Monday, 12 April 2021 | Pioneer

Uttarakhand has decided to free 51 shrines from the Govt’s control and hand these back to the priests

In a politically sensitive development ahead of the Uttarakhand Assembly elections in February 2022, Chief Minister Tirath Singh Rawat-led BJP Government has overturned his predecessor Trivendra Singh Rawat’s decision enabling the Government to take over the management of 51 prominent temples and shrines. Trivendra’s argument had been that the new Act would help in the professional management of these shrines. The Act paved the way for setting up the Devasthanam Board, which was chaired by the Chief Minister. The Board was meant to control the management of renowned temples such as Badrinath, Kedarnath, Gangotri and Yamunotri; the annual pilgrimage to these temples is popularly called the Char Dham Yatra and is a money-spinner not only for the temples but also for allied businesses like the travel, hotel and tourism industries. In 2019, over three million people visited the four shrines, though 2020 was a damp squib owing to the COVID outbreak. Most worryingly for the seers, the Act had the provision to sack a priest found involved in any “wrongdoing”. It had been a long-pending demand of these teerth purohits (pilgrimage priests) that the Government roll back its decision as, they pointed out, they have been managing for generations the affairs of these temples, which were set up by their ancestors.

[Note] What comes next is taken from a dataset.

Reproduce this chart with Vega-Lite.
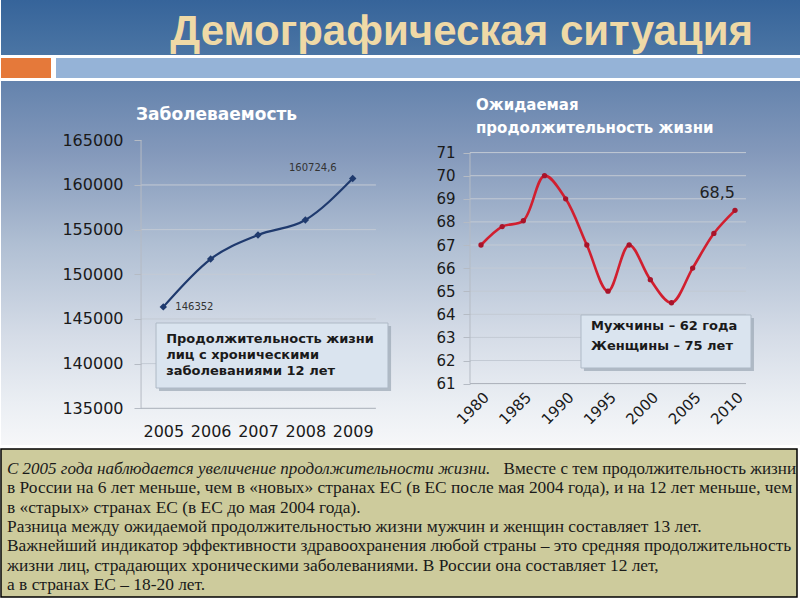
{
  "$schema": "https://vega.github.io/schema/vega-lite/v6.json",
  "background": "white",
  "padding": 0,
  "spacing": 3,
  "config": {
    "view": {"stroke": null},
    "font": "DejaVu Sans",
    "axis": {"labelOverlap": false},
    "locale": {"number": {"decimal": ",", "thousands": "\u00a0", "grouping": [3], "currency": ["", ""]}}
  },
  "datasets": {
    "incidence": [
      {"year": 2005, "value": 146352},
      {"year": 2006, "value": 151710},
      {"year": 2007, "value": 154400},
      {"year": 2008, "value": 156080},
      {"year": 2009, "value": 160724.6}
    ],
    "life": [
      {"year": 1980, "value": 67.0},
      {"year": 1982.5, "value": 67.8},
      {"year": 1985, "value": 68.05},
      {"year": 1987.5, "value": 70.0},
      {"year": 1990, "value": 69.0},
      {"year": 1992.5, "value": 67.0},
      {"year": 1995, "value": 65.0},
      {"year": 1997.5, "value": 67.0},
      {"year": 2000, "value": 65.5},
      {"year": 2002.5, "value": 64.5},
      {"year": 2005, "value": 66.0},
      {"year": 2007.5, "value": 67.5},
      {"year": 2010, "value": 68.5}
    ],
    "incidenceGrid": [{"g": 140000}, {"g": 145000}, {"g": 150000}, {"g": 155000}, {"g": 160000}],
    "lifeGrid": [{"g": 62}, {"g": 63}, {"g": 64}, {"g": 65}, {"g": 66}, {"g": 67}, {"g": 68}, {"g": 69}, {"g": 70}, {"g": 71}],
    "heading": [{"heading": "Демографическая ситуация"}],
    "titleLeft": [{"title": "Заболеваемость"}],
    "titleRight": [{"title": "Ожидаемая\nпродолжительность жизни"}],
    "noteLeft": [{"note": "Продолжительность жизни\nлиц с хроническими\nзаболеваниями 12 лет"}],
    "noteRight": [{"note": "Мужчины – 62 года\nЖенщины – 75 лет"}],
    "summary": [
      {"line": 1, "part": "lead", "text": "С 2005 года наблюдается увеличение продолжительности жизни."},
      {"line": 1, "part": "tail", "text": "Вместе с тем продолжительность жизни"},
      {"line": 2, "part": "body", "text": "в России на 6 лет меньше, чем в «новых» странах ЕС (в ЕС после мая 2004 года), и на 12 лет меньше, чем"},
      {"line": 3, "part": "body", "text": "в «старых» странах ЕС (в ЕС до мая 2004 года)."},
      {"line": 4, "part": "body", "text": "Разница между ожидаемой продолжительностью жизни мужчин и женщин составляет 13 лет."},
      {"line": 5, "part": "body", "text": "Важнейший индикатор эффективности здравоохранения любой страны – это средняя продолжительность"},
      {"line": 6, "part": "body", "text": "жизни лиц, страдающих хроническими заболеваниями. В России она составляет 12 лет,"},
      {"line": 7, "part": "body", "text": "а в странах ЕС – 18-20 лет."}
    ]
  },
  "vconcat": [
    {
      "width": 800,
      "height": 55,
      "view": {"fill": {"gradient": "linear", "x1": 0, "y1": 0, "x2": 0, "y2": 1, "stops": [{"offset": 0, "color": "#36649A"}, {"offset": 1, "color": "#4B75A4"}]}},
      "data": {"name": "heading"},
      "mark": {"type": "text", "align": "right", "baseline": "alphabetic", "dx": -48, "dy": 17, "fontSize": 42, "font": "Liberation Sans", "fontWeight": "bold", "color": "#EFD9A6"},
      "encoding": {
        "x": {"value": "width"},
        "text": {"field": "heading", "type": "nominal"}
      }
    },
    {
      "spacing": 5,
      "hconcat": [
        {
          "width": 50, "height": 20,
          "view": {"fill": "#E5793A"},
          "data": {"values": [{}]},
          "mark": {"type": "text", "text": ""},
          "encoding": {}
        },
        {
          "width": 745, "height": 20,
          "view": {"fill": "#95B3D7"},
          "data": {"values": [{}]},
          "mark": {"type": "text", "text": ""},
          "encoding": {}
        }
      ]
    },
    {
      "spacing": 0,
      "hconcat": [
        {
          "width": 400,
          "height": 364,
          "view": {"fill": {"gradient": "linear", "x1": 0, "y1": 0, "x2": 0, "y2": 1, "stops": [{"offset": 0, "color": "#6483AD"}, {"offset": 0.2, "color": "#8499BB"}, {"offset": 0.45, "color": "#B0BFD3"}, {"offset": 0.7, "color": "#D5DCE7"}, {"offset": 0.88, "color": "#EAEEF3"}, {"offset": 1, "color": "#F6F7F9"}]}},
          "layer": [
            {
              "data": {"name": "incidenceGrid"},
              "mark": {"type": "rule", "color": "#C3CAD4", "strokeWidth": 1},
              "encoding": {
                "y": {"field": "g", "type": "quantitative", "scale": {"domain": [130892, 171638], "nice": false, "zero": false},
                  "axis": {"values": [135000, 140000, 145000, 150000, 155000, 160000, 165000], "format": "d", "offset": -140, "domain": false, "grid": false, "tickSize": 7, "tickColor": "#B5BBC4", "labelPadding": 11, "labelFontSize": 16, "labelColor": "#1A1A1A", "labelOverlap": false, "labelFlush": false, "title": null}},
                "x": {"datum": 2004.53, "type": "quantitative", "scale": {"domain": [2001.572, 2010.02], "nice": false, "zero": false},
                  "axis": {"values": [2005, 2006, 2007, 2008, 2009], "format": "d", "offset": -36.7, "domain": false, "ticks": false, "grid": false, "labelPadding": 15, "labelFontSize": 16, "labelColor": "#1A1A1A", "labelOverlap": false, "labelFlush": false, "title": null}},
                "x2": {"datum": 2009.49}
              }
            },
            {
              "data": {"values": [{}]},
              "mark": {"type": "rule", "color": "#A9AFB8", "strokeWidth": 1},
              "encoding": {
                "y": {"datum": 135000, "type": "quantitative"},
                "x": {"datum": 2004.53, "type": "quantitative"},
                "x2": {"datum": 2009.49}
              }
            },
            {
              "data": {"values": [{}]},
              "mark": {"type": "rule", "color": "#B5BBC4", "strokeWidth": 1},
              "encoding": {
                "x": {"datum": 2004.53, "type": "quantitative"},
                "y": {"datum": 135000, "type": "quantitative"},
                "y2": {"datum": 165000}
              }
            },
            {
              "data": {"name": "titleLeft"},
              "mark": {"type": "text", "align": "left", "baseline": "middle", "fontSize": 17, "fontWeight": "bold", "color": "white"},
              "encoding": {
                "x": {"datum": 2004.423, "type": "quantitative"},
                "y": {"datum": 167832, "type": "quantitative"},
                "text": {"field": "title", "type": "nominal"}
              }
            },
            {
              "data": {"name": "noteLeft"},
              "mark": {"type": "rect", "color": "#9AA6B4", "opacity": 0.7},
              "encoding": {
                "x": {"datum": 2004.91, "type": "quantitative"},
                "x2": {"datum": 2009.81},
                "y": {"datum": 144210, "type": "quantitative"},
                "y2": {"datum": 136930}
              }
            },
            {
              "data": {"name": "noteLeft"},
              "mark": {"type": "rect", "fill": "#DAE4EF", "stroke": "#AEB9C6", "strokeWidth": 1},
              "encoding": {
                "x": {"datum": 2004.846, "type": "quantitative"},
                "x2": {"datum": 2009.745},
                "y": {"datum": 144548, "type": "quantitative"},
                "y2": {"datum": 137272}
              }
            },
            {
              "data": {"name": "noteLeft"},
              "mark": {"type": "text", "align": "left", "baseline": "top", "lineBreak": "\n", "lineHeight": 16, "fontSize": 13, "fontWeight": "bold", "color": "#1A1A1A"},
              "encoding": {
                "x": {"datum": 2005.06, "type": "quantitative"},
                "y": {"datum": 143429, "type": "quantitative"},
                "text": {"field": "note", "type": "nominal"}
              }
            },
            {
              "data": {"name": "incidence"},
              "mark": {"type": "line", "color": "#1F3A6E", "strokeWidth": 2.2, "interpolate": "monotone"},
              "encoding": {
                "x": {"field": "year", "type": "quantitative"},
                "y": {"field": "value", "type": "quantitative"}
              }
            },
            {
              "data": {"name": "incidence"},
              "mark": {"type": "point", "shape": "diamond", "filled": true, "size": 55, "color": "#1F3A6E", "opacity": 1},
              "encoding": {
                "x": {"field": "year", "type": "quantitative"},
                "y": {"field": "value", "type": "quantitative"}
              }
            },
            {
              "data": {"name": "incidence"},
              "transform": [{"filter": "datum.year == 2005"}],
              "mark": {"type": "text", "align": "left", "baseline": "middle", "dx": 12, "fontSize": 10, "color": "#333333"},
              "encoding": {
                "x": {"field": "year", "type": "quantitative"},
                "y": {"field": "value", "type": "quantitative"},
                "text": {"field": "value", "type": "quantitative", "format": ".1~f"}
              }
            },
            {
              "data": {"name": "incidence"},
              "transform": [{"filter": "datum.year == 2009"}],
              "mark": {"type": "text", "align": "right", "baseline": "middle", "dx": -16, "dy": -10, "fontSize": 10, "color": "#333333"},
              "encoding": {
                "x": {"field": "year", "type": "quantitative"},
                "y": {"field": "value", "type": "quantitative"},
                "text": {"field": "value", "type": "quantitative", "format": ".1~f"}
              }
            }
          ]
        },
        {
          "width": 400,
          "height": 364,
          "view": {"fill": {"gradient": "linear", "x1": 0, "y1": 0, "x2": 0, "y2": 1, "stops": [{"offset": 0, "color": "#6483AD"}, {"offset": 0.2, "color": "#8499BB"}, {"offset": 0.45, "color": "#B0BFD3"}, {"offset": 0.7, "color": "#D5DCE7"}, {"offset": 0.88, "color": "#EAEEF3"}, {"offset": 1, "color": "#F6F7F9"}]}},
          "layer": [
            {
              "data": {"name": "lifeGrid"},
              "mark": {"type": "rule", "color": "#C3CAD4", "strokeWidth": 1},
              "encoding": {
                "y": {"field": "g", "type": "quantitative", "scale": {"domain": [58.342, 74.10], "nice": false, "zero": false},
                  "axis": {"values": [61, 62, 63, 64, 65, 66, 67, 68, 69, 70, 71], "tickCount": 11, "format": "d", "offset": -69, "domain": false, "grid": false, "tickSize": 7, "tickColor": "#B5BBC4", "labelPadding": 8, "labelFontSize": 15, "labelColor": "#1A1A1A", "labelOverlap": false, "labelFlush": false, "title": null}},
                "x": {"datum": 1978.70, "type": "quantitative", "scale": {"domain": [1970.551, 2017.795], "nice": false, "zero": false},
                  "axis": {"values": [1980, 1985, 1990, 1995, 2000, 2005, 2010], "format": "d", "offset": -61.4, "domain": false, "ticks": false, "grid": false, "labelAngle": -45, "labelPadding": 6, "labelFontSize": 15, "labelColor": "#1A1A1A", "labelOverlap": false, "labelFlush": false, "title": null}},
                "x2": {"datum": 2011.30}
              }
            },
            {
              "data": {"values": [{}]},
              "mark": {"type": "rule", "color": "#A9AFB8", "strokeWidth": 1},
              "encoding": {
                "y": {"datum": 61, "type": "quantitative"},
                "x": {"datum": 1978.70, "type": "quantitative"},
                "x2": {"datum": 2011.30}
              }
            },
            {
              "data": {"values": [{}]},
              "mark": {"type": "rule", "color": "#B5BBC4", "strokeWidth": 1},
              "encoding": {
                "x": {"datum": 1978.70, "type": "quantitative"},
                "y": {"datum": 61, "type": "quantitative"},
                "y2": {"datum": 71}
              }
            },
            {
              "data": {"name": "titleRight"},
              "mark": {"type": "text", "align": "left", "baseline": "middle", "lineBreak": "\n", "lineHeight": 23, "fontSize": 15, "fontWeight": "bold", "color": "white"},
              "encoding": {
                "x": {"datum": 1979.409, "type": "quantitative"},
                "y": {"datum": 73.061, "type": "quantitative"},
                "text": {"field": "title", "type": "nominal"}
              }
            },
            {
              "data": {"name": "noteRight"},
              "mark": {"type": "rect", "color": "#9AA6B4", "opacity": 0.7},
              "encoding": {
                "x": {"datum": 1992.16, "type": "quantitative"},
                "x2": {"datum": 2012.24},
                "y": {"datum": 63.84, "type": "quantitative"},
                "y2": {"datum": 61.546}
              }
            },
            {
              "data": {"name": "noteRight"},
              "mark": {"type": "rect", "fill": "#DAE4EF", "stroke": "#AEB9C6", "strokeWidth": 1},
              "encoding": {
                "x": {"datum": 1991.81, "type": "quantitative"},
                "x2": {"datum": 2011.89},
                "y": {"datum": 63.97, "type": "quantitative"},
                "y2": {"datum": 61.676}
              }
            },
            {
              "data": {"name": "noteRight"},
              "mark": {"type": "text", "align": "left", "baseline": "top", "lineBreak": "\n", "lineHeight": 20, "fontSize": 13, "fontWeight": "bold", "color": "#1A1A1A"},
              "encoding": {
                "x": {"datum": 1992.99, "type": "quantitative"},
                "y": {"datum": 63.754, "type": "quantitative"},
                "text": {"field": "note", "type": "nominal"}
              }
            },
            {
              "data": {"name": "life"},
              "mark": {"type": "line", "color": "#D11F2F", "strokeWidth": 2.6, "interpolate": "catmull-rom"},
              "encoding": {
                "x": {"field": "year", "type": "quantitative"},
                "y": {"field": "value", "type": "quantitative",
                  "axis": {"values": [61, 62, 63, 64, 65, 66, 67, 68, 69, 70, 71], "tickCount": 11, "format": "d", "offset": -69, "domain": false, "grid": false, "tickSize": 7, "tickColor": "#B5BBC4", "labelPadding": 8, "labelFontSize": 15, "labelColor": "#1A1A1A", "labelOverlap": false, "labelFlush": false, "title": null}}
              }
            },
            {
              "data": {"name": "life"},
              "mark": {"type": "point", "shape": "circle", "filled": true, "size": 28, "color": "#A8142A", "opacity": 1},
              "encoding": {
                "x": {"field": "year", "type": "quantitative"},
                "y": {"field": "value", "type": "quantitative"}
              }
            },
            {
              "data": {"name": "life"},
              "transform": [{"filter": "datum.year == 2010"}],
              "mark": {"type": "text", "align": "right", "baseline": "alphabetic", "dx": 0, "dy": -12, "fontSize": 16, "color": "#222222"},
              "encoding": {
                "x": {"field": "year", "type": "quantitative"},
                "y": {"field": "value", "type": "quantitative"},
                "text": {"field": "value", "type": "quantitative", "format": ".1~f"}
              }
            }
          ]
        }
      ]
    },
    {
      "width": 796,
      "height": 148,
      "view": {"fill": "#CDCB9C", "stroke": "#000000", "strokeWidth": 1.5},
      "data": {"name": "summary"},
      "layer": [
        {
          "transform": [{"filter": "datum.part == 'lead'"}],
          "mark": {"type": "text", "align": "left", "baseline": "middle", "dx": 6, "fontSize": 17, "font": "Liberation Sans Narrow", "fontStyle": "italic", "color": "#1A1A1A"},
          "encoding": {
            "x": {"value": 0},
            "y": {"field": "line", "type": "quantitative", "scale": {"domain": [-0.0347, 7.622], "reverse": true, "nice": false, "zero": false}, "axis": null},
            "text": {"field": "text", "type": "nominal"}
          }
        },
        {
          "transform": [{"filter": "datum.part == 'tail'"}],
          "mark": {"type": "text", "align": "right", "baseline": "middle", "dx": -1, "fontSize": 17, "font": "Liberation Sans Narrow", "color": "#1A1A1A"},
          "encoding": {
            "x": {"value": "width"},
            "y": {"field": "line", "type": "quantitative"},
            "text": {"field": "text", "type": "nominal"}
          }
        },
        {
          "transform": [{"filter": "datum.part == 'body'"}],
          "mark": {"type": "text", "align": "left", "baseline": "middle", "dx": 6, "fontSize": 17.4, "font": "Liberation Sans Narrow", "color": "#1A1A1A"},
          "encoding": {
            "x": {"value": 0},
            "y": {"field": "line", "type": "quantitative"},
            "text": {"field": "text", "type": "nominal"}
          }
        }
      ]
    }
  ]
}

Now, though it can’t be truthfully claimed that everything was hunky-dory at these religious establishments when their affairs were being managed by the respective teerth purohits, there’s also no denying the fact that the State Government’s move must not have spawned from any idea of piousness or welfare for the pilgrims, who descend on the hill State from across the length and breadth of the country. It is true that the infrastructure at the halting places leading to these places of worship is in a dilapidated condition and excessive commercialisation there has massively added to the nature’s burden, the result of which we all saw in the tragic Kedarnath flash floods of 2013. However, the Government didn’t stir all along to ameliorate the pathetic conditions. We would suggest that rather than taking extreme positions, let the temple management remain with the teerth purohits but, at the same time, the Government should keep an eye on them and the way they run the temple affairs and oversee the upkeep, facilities and amenities there.